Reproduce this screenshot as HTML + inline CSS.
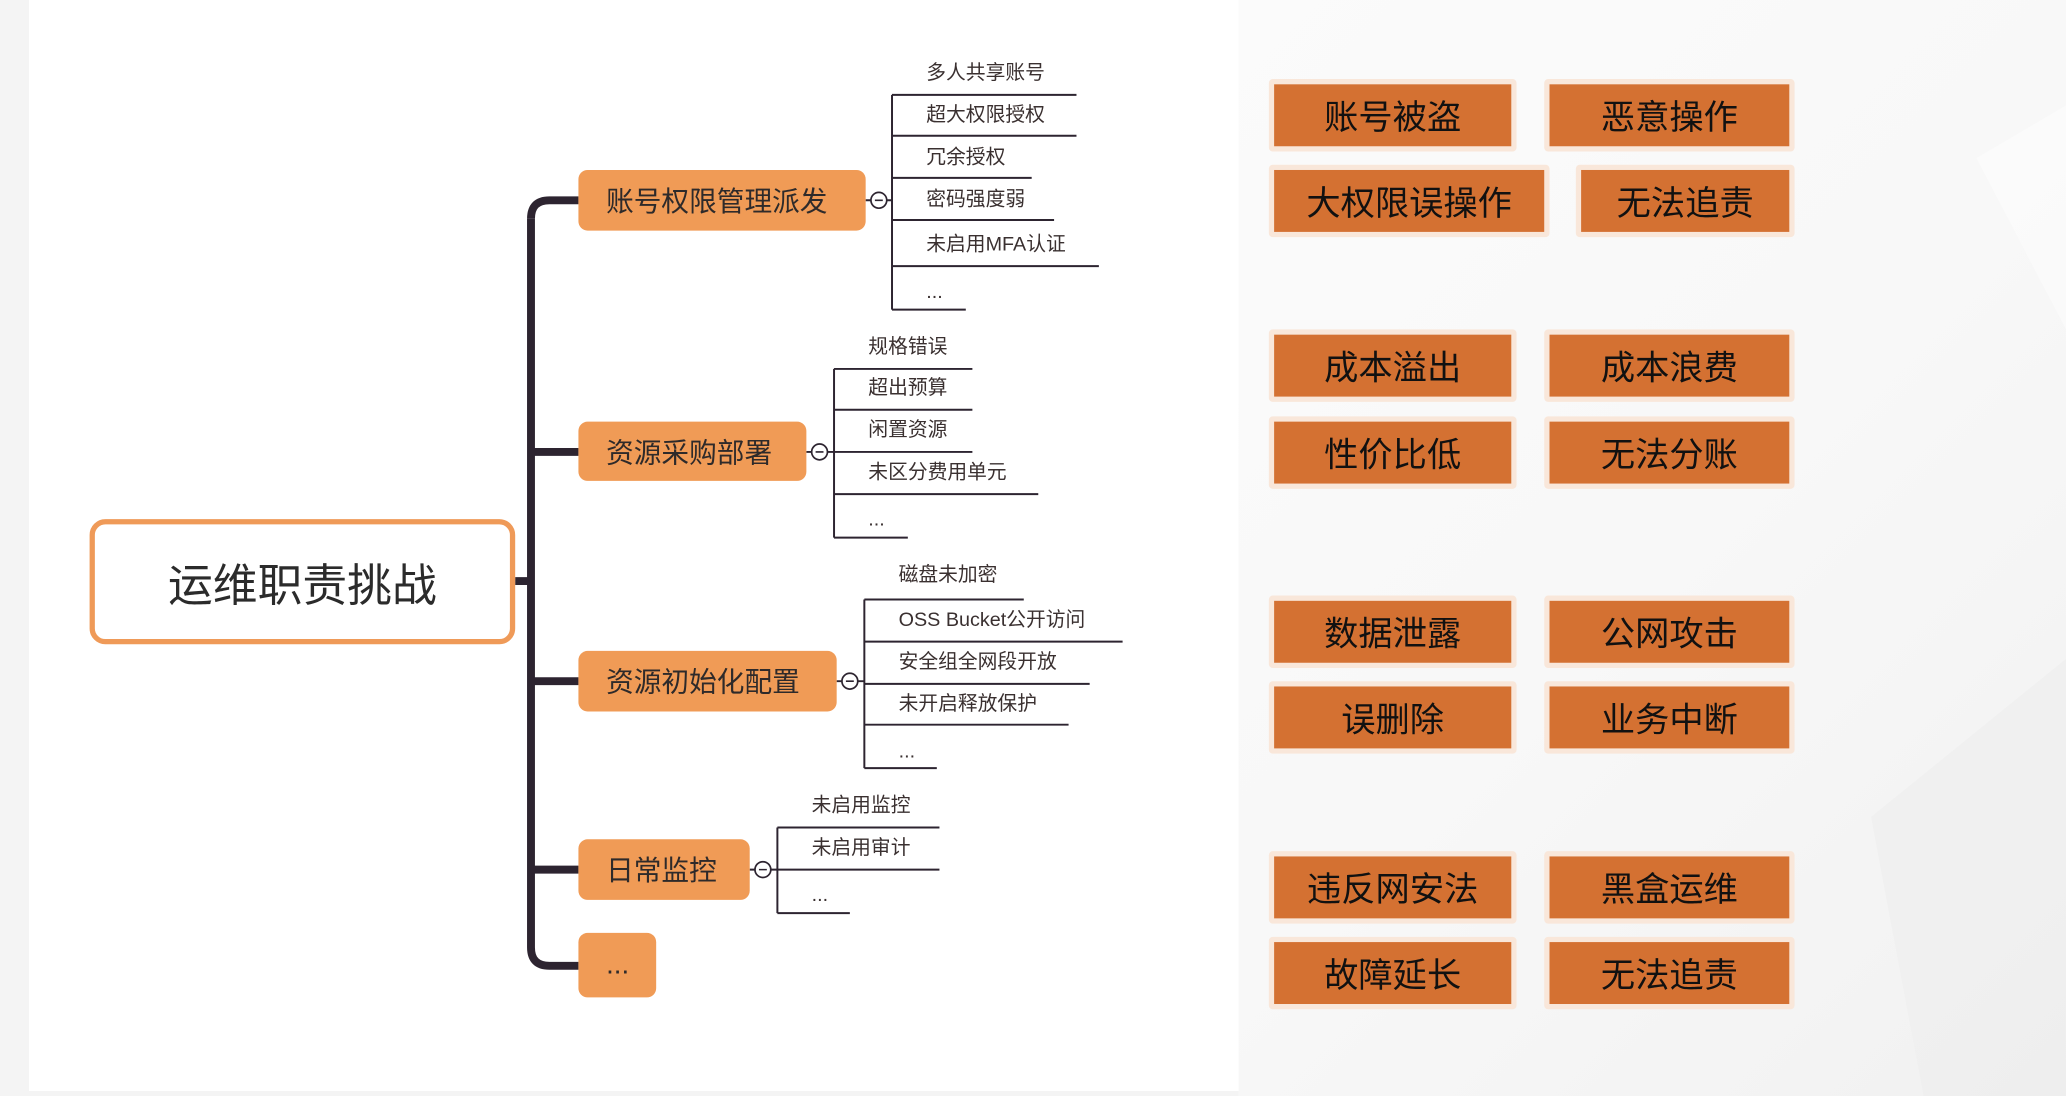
<!DOCTYPE html>
<html><head><meta charset="utf-8"><style>
html,body{margin:0;padding:0;width:2066px;height:1096px;overflow:hidden;background:#f4f4f4;}
#w{position:absolute;left:0;top:0;width:1568px;height:832px;transform:scale(1.31760);transform-origin:0 0;font-family:"Liberation Sans","Noto Sans CJK SC",sans-serif;}
.bg{position:absolute;left:22px;top:0;width:918px;height:828px;background:#fff;}
.rbg{position:absolute;left:940px;top:0;width:628px;height:832px;background:linear-gradient(135deg,#fbfbfb 0%,#f8f8f8 50%,#f1f1f1 100%);}
.main{position:absolute;left:68px;top:394px;width:315px;height:87px;border:4px solid #EF9A58;border-radius:12px;background:#fff;font-size:34px;color:#2b2b2b;display:flex;align-items:center;justify-content:center;box-sizing:content-box;}
.br{position:absolute;background:#F09B56;border-radius:7px;color:#2e2a2a;font-size:21px;display:flex;align-items:center;padding-left:21px;box-sizing:border-box;}
.it{position:absolute;font-size:15px;color:#3a3030;line-height:18px;white-space:nowrap;}
.rb{position:absolute;background:#F9E7DA;border-radius:3px;}
.rb div{position:absolute;left:4px;top:4px;right:4px;bottom:4px;background:#D47132;color:#111;font-size:26px;display:flex;align-items:center;justify-content:center;font-family:"Noto Sans CJK SC",sans-serif;}
</style></head><body><div id="w">
<div class="rbg"></div>
<svg style="position:absolute;left:940px;top:0" width="628" height="832"><polygon points="560,120 628,80 628,250" fill="#fff" opacity="0.4"/><polygon points="480,620 628,500 628,832 520,832" fill="#ececec" opacity="0.4"/></svg>
<div class="bg"></div>
<svg style="position:absolute;left:0;top:0" width="940" height="832" fill="none">
<g stroke="#2d2430" stroke-width="6">
<path d="M403,166 Q403,152 417,152 L439,152"/>
<path d="M403,166 L403,719 Q403,733 417,733 L439,733"/>
<path d="M403,343 L439,343 M403,517 L439,517 M403,660 L439,660 M391,441 L403,441"/>
</g>
<g stroke="#2d2430" stroke-width="1.5">
<path d="M677,72 V235 M677,72 H817 M677,103 H817 M677,135 H783 M677,167 H800 M677,202 H834 M677,235 H733"/>
<path d="M633,280 V408 M633,280 H738 M633,311 H738 M633,343 H738 M633,375 H788 M633,408 H689"/>
<path d="M656,455 V583 M656,455 H777 M656,487 H852 M656,519 H827 M656,550 H811 M656,583 H711"/>
<path d="M590,628 V693 M590,628 H713 M590,660 H713 M590,693 H645"/>
<path d="M657,152 H677 M612,343 H633 M635,517 H656 M569,660 H590"/>
</g>
<g stroke="#2d2430" stroke-width="1.3" fill="#fff">
<circle cx="667" cy="152" r="6"/><circle cx="622" cy="343" r="6"/><circle cx="645" cy="517" r="6"/><circle cx="579" cy="660" r="6"/>
</g>
<g stroke="#2d2430" stroke-width="1.2"><path d="M664,152h6M619,343h6M642,517h6M576,660h6"/></g>
</svg>
<div class="main">运维职责挑战</div>
<div class="br" style="left:439px;top:129px;width:218px;height:46px">账号权限管理派发</div>
<div class="br" style="left:439px;top:320px;width:173px;height:45px">资源采购部署</div>
<div class="br" style="left:439px;top:494px;width:196px;height:46px">资源初始化配置</div>
<div class="br" style="left:439px;top:637px;width:130px;height:46px">日常监控</div>
<div class="br" style="left:439px;top:708px;width:59px;height:49px">...</div>

<div class="it" style="left:703px;top:47px">多人共享账号</div>
<div class="it" style="left:703px;top:79px">超大权限授权</div>
<div class="it" style="left:703px;top:111px">冗余授权</div>
<div class="it" style="left:703px;top:143px">密码强度弱</div>
<div class="it" style="left:703px;top:177px">未启用MFA认证</div>
<div class="it" style="left:703px;top:213px">...</div>

<div class="it" style="left:659px;top:255px">规格错误</div>
<div class="it" style="left:659px;top:286px">超出预算</div>
<div class="it" style="left:659px;top:318px">闲置资源</div>
<div class="it" style="left:659px;top:350px">未区分费用单元</div>
<div class="it" style="left:659px;top:386px">...</div>

<div class="it" style="left:682px;top:428px">磁盘未加密</div>
<div class="it" style="left:682px;top:462px">OSS Bucket公开访问</div>
<div class="it" style="left:682px;top:494px">安全组全网段开放</div>
<div class="it" style="left:682px;top:526px">未开启释放保护</div>
<div class="it" style="left:682px;top:562px">...</div>

<div class="it" style="left:616px;top:603px">未启用监控</div>
<div class="it" style="left:616px;top:635px">未启用审计</div>
<div class="it" style="left:616px;top:671px">...</div>

<div class="rb" style="left:963px;top:60px;width:188px;height:55px"><div>账号被盗</div></div>
<div class="rb" style="left:1172px;top:60px;width:190px;height:55px"><div>恶意操作</div></div>
<div class="rb" style="left:963px;top:125px;width:213px;height:55px"><div>大权限误操作</div></div>
<div class="rb" style="left:1196px;top:125px;width:166px;height:55px"><div>无法追责</div></div>
<div class="rb" style="left:963px;top:250px;width:188px;height:55px"><div>成本溢出</div></div>
<div class="rb" style="left:1172px;top:250px;width:190px;height:55px"><div>成本浪费</div></div>
<div class="rb" style="left:963px;top:316px;width:188px;height:55px"><div>性价比低</div></div>
<div class="rb" style="left:1172px;top:316px;width:190px;height:55px"><div>无法分账</div></div>
<div class="rb" style="left:963px;top:452px;width:188px;height:55px"><div>数据泄露</div></div>
<div class="rb" style="left:1172px;top:452px;width:190px;height:55px"><div>公网攻击</div></div>
<div class="rb" style="left:963px;top:517px;width:188px;height:55px"><div>误删除</div></div>
<div class="rb" style="left:1172px;top:517px;width:190px;height:55px"><div>业务中断</div></div>
<div class="rb" style="left:963px;top:646px;width:188px;height:55px"><div>违反网安法</div></div>
<div class="rb" style="left:1172px;top:646px;width:190px;height:55px"><div>黑盒运维</div></div>
<div class="rb" style="left:963px;top:711px;width:188px;height:55px"><div>故障延长</div></div>
<div class="rb" style="left:1172px;top:711px;width:190px;height:55px"><div>无法追责</div></div>
</div></body></html>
============================================================
▶ _Required work_: Restate the whole listing above exactly, please, omitting every image.

▶ _Output of the task_:
Reproduce this screenshot as HTML + inline CSS.
<!DOCTYPE html>
<html><head><meta charset="utf-8"><style>
html,body{margin:0;padding:0;width:2066px;height:1096px;overflow:hidden;background:#f4f4f4;}
#w{position:absolute;left:0;top:0;width:1568px;height:832px;transform:scale(1.31760);transform-origin:0 0;font-family:"Liberation Sans","Noto Sans CJK SC",sans-serif;}
.bg{position:absolute;left:22px;top:0;width:918px;height:828px;background:#fff;}
.rbg{position:absolute;left:940px;top:0;width:628px;height:832px;background:linear-gradient(135deg,#fbfbfb 0%,#f8f8f8 50%,#f1f1f1 100%);}
.main{position:absolute;left:68px;top:394px;width:315px;height:87px;border:4px solid #EF9A58;border-radius:12px;background:#fff;font-size:34px;color:#2b2b2b;display:flex;align-items:center;justify-content:center;box-sizing:content-box;}
.br{position:absolute;background:#F09B56;border-radius:7px;color:#2e2a2a;font-size:21px;display:flex;align-items:center;padding-left:21px;box-sizing:border-box;}
.it{position:absolute;font-size:15px;color:#3a3030;line-height:18px;white-space:nowrap;}
.rb{position:absolute;background:#F9E7DA;border-radius:3px;}
.rb div{position:absolute;left:4px;top:4px;right:4px;bottom:4px;background:#D47132;color:#111;font-size:26px;display:flex;align-items:center;justify-content:center;font-family:"Noto Sans CJK SC",sans-serif;}
</style></head><body><div id="w">
<div class="rbg"></div>
<svg style="position:absolute;left:940px;top:0" width="628" height="832"><polygon points="560,120 628,80 628,250" fill="#fff" opacity="0.4"/><polygon points="480,620 628,500 628,832 520,832" fill="#ececec" opacity="0.4"/></svg>
<div class="bg"></div>
<svg style="position:absolute;left:0;top:0" width="940" height="832" fill="none">
<g stroke="#2d2430" stroke-width="6">
<path d="M403,166 Q403,152 417,152 L439,152"/>
<path d="M403,166 L403,719 Q403,733 417,733 L439,733"/>
<path d="M403,343 L439,343 M403,517 L439,517 M403,660 L439,660 M391,441 L403,441"/>
</g>
<g stroke="#2d2430" stroke-width="1.5">
<path d="M677,72 V235 M677,72 H817 M677,103 H817 M677,135 H783 M677,167 H800 M677,202 H834 M677,235 H733"/>
<path d="M633,280 V408 M633,280 H738 M633,311 H738 M633,343 H738 M633,375 H788 M633,408 H689"/>
<path d="M656,455 V583 M656,455 H777 M656,487 H852 M656,519 H827 M656,550 H811 M656,583 H711"/>
<path d="M590,628 V693 M590,628 H713 M590,660 H713 M590,693 H645"/>
<path d="M657,152 H677 M612,343 H633 M635,517 H656 M569,660 H590"/>
</g>
<g stroke="#2d2430" stroke-width="1.3" fill="#fff">
<circle cx="667" cy="152" r="6"/><circle cx="622" cy="343" r="6"/><circle cx="645" cy="517" r="6"/><circle cx="579" cy="660" r="6"/>
</g>
<g stroke="#2d2430" stroke-width="1.2"><path d="M664,152h6M619,343h6M642,517h6M576,660h6"/></g>
</svg>
<div class="main">运维职责挑战</div>
<div class="br" style="left:439px;top:129px;width:218px;height:46px">账号权限管理派发</div>
<div class="br" style="left:439px;top:320px;width:173px;height:45px">资源采购部署</div>
<div class="br" style="left:439px;top:494px;width:196px;height:46px">资源初始化配置</div>
<div class="br" style="left:439px;top:637px;width:130px;height:46px">日常监控</div>
<div class="br" style="left:439px;top:708px;width:59px;height:49px">...</div>

<div class="it" style="left:703px;top:47px">多人共享账号</div>
<div class="it" style="left:703px;top:79px">超大权限授权</div>
<div class="it" style="left:703px;top:111px">冗余授权</div>
<div class="it" style="left:703px;top:143px">密码强度弱</div>
<div class="it" style="left:703px;top:177px">未启用MFA认证</div>
<div class="it" style="left:703px;top:213px">...</div>

<div class="it" style="left:659px;top:255px">规格错误</div>
<div class="it" style="left:659px;top:286px">超出预算</div>
<div class="it" style="left:659px;top:318px">闲置资源</div>
<div class="it" style="left:659px;top:350px">未区分费用单元</div>
<div class="it" style="left:659px;top:386px">...</div>

<div class="it" style="left:682px;top:428px">磁盘未加密</div>
<div class="it" style="left:682px;top:462px">OSS Bucket公开访问</div>
<div class="it" style="left:682px;top:494px">安全组全网段开放</div>
<div class="it" style="left:682px;top:526px">未开启释放保护</div>
<div class="it" style="left:682px;top:562px">...</div>

<div class="it" style="left:616px;top:603px">未启用监控</div>
<div class="it" style="left:616px;top:635px">未启用审计</div>
<div class="it" style="left:616px;top:671px">...</div>

<div class="rb" style="left:963px;top:60px;width:188px;height:55px"><div>账号被盗</div></div>
<div class="rb" style="left:1172px;top:60px;width:190px;height:55px"><div>恶意操作</div></div>
<div class="rb" style="left:963px;top:125px;width:213px;height:55px"><div>大权限误操作</div></div>
<div class="rb" style="left:1196px;top:125px;width:166px;height:55px"><div>无法追责</div></div>
<div class="rb" style="left:963px;top:250px;width:188px;height:55px"><div>成本溢出</div></div>
<div class="rb" style="left:1172px;top:250px;width:190px;height:55px"><div>成本浪费</div></div>
<div class="rb" style="left:963px;top:316px;width:188px;height:55px"><div>性价比低</div></div>
<div class="rb" style="left:1172px;top:316px;width:190px;height:55px"><div>无法分账</div></div>
<div class="rb" style="left:963px;top:452px;width:188px;height:55px"><div>数据泄露</div></div>
<div class="rb" style="left:1172px;top:452px;width:190px;height:55px"><div>公网攻击</div></div>
<div class="rb" style="left:963px;top:517px;width:188px;height:55px"><div>误删除</div></div>
<div class="rb" style="left:1172px;top:517px;width:190px;height:55px"><div>业务中断</div></div>
<div class="rb" style="left:963px;top:646px;width:188px;height:55px"><div>违反网安法</div></div>
<div class="rb" style="left:1172px;top:646px;width:190px;height:55px"><div>黑盒运维</div></div>
<div class="rb" style="left:963px;top:711px;width:188px;height:55px"><div>故障延长</div></div>
<div class="rb" style="left:1172px;top:711px;width:190px;height:55px"><div>无法追责</div></div>
</div></body></html>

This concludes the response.